I don’t think I ever worked so hard — I would collapse into bed at 4 a.m. and be back at it three hours later. There were nights that we went without sleep completely. But what we lacked in sleep, we made up for in adrenaline. The ruach in camp was electric — there was a burning spiritual energy as we celebrated campers undergoing bris milah, putting on tefillin, keeping Shabbos for the first time, making alef-beis siyumim, or decorating yarmulkes, tying tzitzis, and baking challah. I can’t adequately describe the feeling of being honored with sandek at a teenager’s bris, as Maxim became Chaim.

A Russian counselor whom we had taught how to don tefillin came over to me a few days later, teary-eyed and thanking me profusely. We had a deep, heartfelt conversation about Hashem, Torah, and about life. Shortly afterward, he too underwent a bris, accepted “Ezra” as his name and was mekabel the mitzvah of tefillin. The only issue was that he’d been borrowing my pair every day until then, and when he went back to his secular home, he’d be tefillin-less, unless we acted quickly. I made a series of calls, found a not-so-direct ride to our camp in the middle of the Russian wilderness, and three day later, Ezra was holding his first precious pair of tefillin. Another time, a Russian staff member asked me for a pair of tzitzis — and not wanting to lose the moment, I opened up my shirt and gave him my own pair before retrieving another pair for myself. Two weeks after the summer, I got a text message from this staff member: “Thx for the tzitzit. I now make al mitzvas tzizit every day.”

The achrayus that comes with such a setting can be overwhelming — you are surrounded by opportunities that can have an impact on generations, and we took full advantage.
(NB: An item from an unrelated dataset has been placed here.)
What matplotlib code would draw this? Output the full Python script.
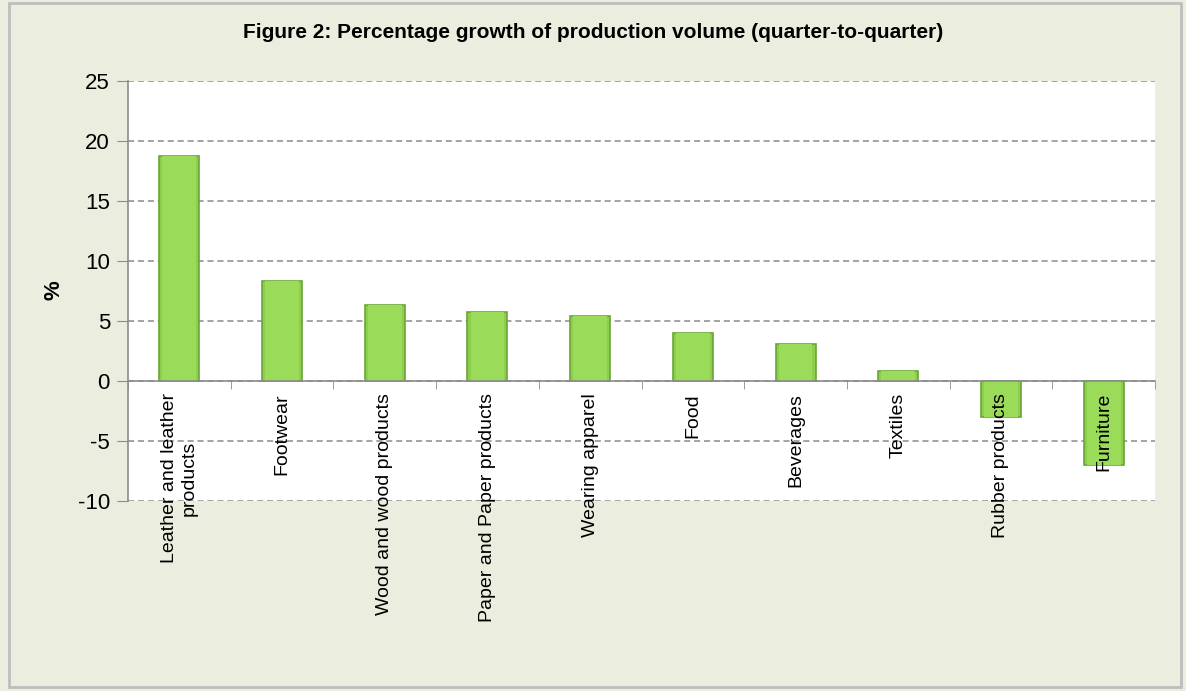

Sleep-deprived, hungry, and without a moment’s letup, we forged on, teaching our young charges the basics of Yiddishkeit, and showing a generation of Russians that it’s the greatest joy in life.
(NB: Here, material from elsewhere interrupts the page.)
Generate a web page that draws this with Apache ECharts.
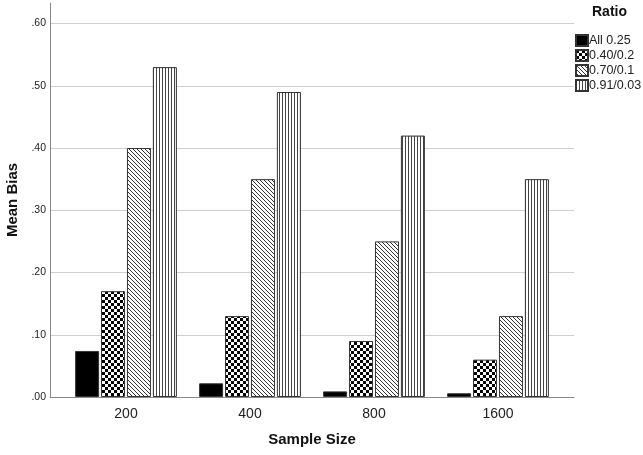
<!DOCTYPE html>
<html>
<head>
<meta charset="utf-8">
<script src="https://cdn.jsdelivr.net/npm/echarts@6/dist/echarts.min.js"></script>
<style>
  html, body { margin: 0; padding: 0; background: #fff; }
  #main { width: 643px; height: 455px; }
</style>
</head>
<body>
<div id="main"></div>
<script>
// data
var sampleSizes = ['200', '400', '800', '1600'];
var ratioNames = ['All 0.25', '0.40/0.2', '0.70/0.1', '0.91/0.03'];
var biasAll = [0.074, 0.022, 0.009, 0.006];
var bias40 = [0.17, 0.13, 0.09, 0.06];
var bias70 = [0.40, 0.35, 0.25, 0.13];
var bias91 = [0.53, 0.49, 0.42, 0.35];

// fill patterns like SPSS
function makePattern(w, h, draw) {
    var c = document.createElement('canvas');
    c.width = w; c.height = h;
    var ctx = c.getContext('2d');
    ctx.fillStyle = '#fff';
    ctx.fillRect(0, 0, w, h);
    draw(ctx);
    return { image: c, repeat: 'repeat' };
}
var checker = makePattern(6, 6, function (ctx) {
    ctx.fillStyle = '#000';
    ctx.fillRect(0, 0, 3, 3);
    ctx.fillRect(3, 3, 3, 3);
});
var diag = makePattern(4, 4, function (ctx) {
    ctx.fillStyle = '#333';
    for (var i = 0; i < 4; i++) ctx.fillRect(i, i, 1, 1);
});
var vert = makePattern(3, 3, function (ctx) {
    ctx.fillStyle = '#444';
    ctx.fillRect(0, 0, 1, 3);
});

var chart = echarts.init(document.getElementById('main'));

function barSeries(name, data, fill) {
    return {
        name: name,
        type: 'bar',
        xAxisIndex: 1,
        yAxisIndex: 1,
        data: data,
        barWidth: 24,
        barGap: '8%',
        itemStyle: { color: fill, borderColor: '#333', borderWidth: 1 },
        emphasis: { disabled: true }
    };
}

var option = {
    animation: false,
    backgroundColor: '#fff',
    textStyle: { fontFamily: 'Liberation Sans, Arial, sans-serif' },
    title: {
        text: 'Ratio',
        left: 592,
        top: 5,
        padding: 0,
        textStyle: { fontSize: 14, fontWeight: 'bold', color: '#111' }
    },
    legend: {
        orient: 'vertical',
        left: 575,
        top: 34,
        padding: 0,
        itemWidth: 12,
        itemHeight: 11,
        itemGap: 2,
        icon: 'rect',
        textStyle: { fontSize: 12.5, color: '#222', padding: [0, 0, 0, -4] },
        data: ratioNames
    },
    grid: [
        { left: 50, right: 69, top: 3, bottom: 58, outerBoundsMode: 'none' },
        { left: 64, right: 83, top: 3, bottom: 58, outerBoundsMode: 'none' }
    ],
    xAxis: [
        {
            type: 'value',
            gridIndex: 0,
            min: 0, max: 1,
            axisLine: { show: true, lineStyle: { color: '#888' } },
            axisTick: { show: false },
            axisLabel: { show: false },
            splitLine: { show: false },
            name: 'Sample Size',
            nameLocation: 'middle',
            nameGap: 35,
            nameTextStyle: { fontSize: 15, fontWeight: 'bold', color: '#111' }
        },
        {
            type: 'category',
            gridIndex: 1,
            data: sampleSizes,
            axisLine: { show: false },
            axisTick: { show: false },
            axisLabel: { fontSize: 14, color: '#222', margin: 10 }
        }
    ],
    yAxis: [
        {
            type: 'value',
            gridIndex: 0,
            min: 0, max: 0.633,
            interval: 0.1,
            axisLine: { show: true, lineStyle: { color: '#888' } },
            axisTick: { show: false },
            axisLabel: {
                fontSize: 10.5, color: '#222', margin: 4, showMaxLabel: false,
                formatter: function (v) { return v > 0.61 ? '' : v.toFixed(2).replace(/^0/, ''); }
            },
            splitLine: { show: true, showMaxLine: false, lineStyle: { color: '#cfcfcf', width: 1 } },
            name: 'Mean Bias',
            nameLocation: 'middle',
            nameGap: 28,
            nameTextStyle: { fontSize: 15, fontWeight: 'bold', color: '#111' }
        },
        {
            type: 'value',
            gridIndex: 1,
            min: 0, max: 0.633,
            show: false
        }
    ],
    series: [
        barSeries(ratioNames[0], biasAll, '#000'),
        barSeries(ratioNames[1], bias40, checker),
        barSeries(ratioNames[2], bias70, diag),
        barSeries(ratioNames[3], bias91, vert)
    ]
};
chart.setOption(option);
</script>
</body>
</html>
We saw the spark of Torah and mitzvos start to flicker in camp, but the kiruv professionals back in Moscow tell us it doesn’t end there. They tell us that the boys come back with a stronger Jewish identity and are far more likely to attend Jewish schools and events, and from there go on to learn, explore, and commit to a life of mitzvah observance. It was an intense, passionate, spiritually charged summer — and even without relaxing, we were rejuvenated and reinvigorated.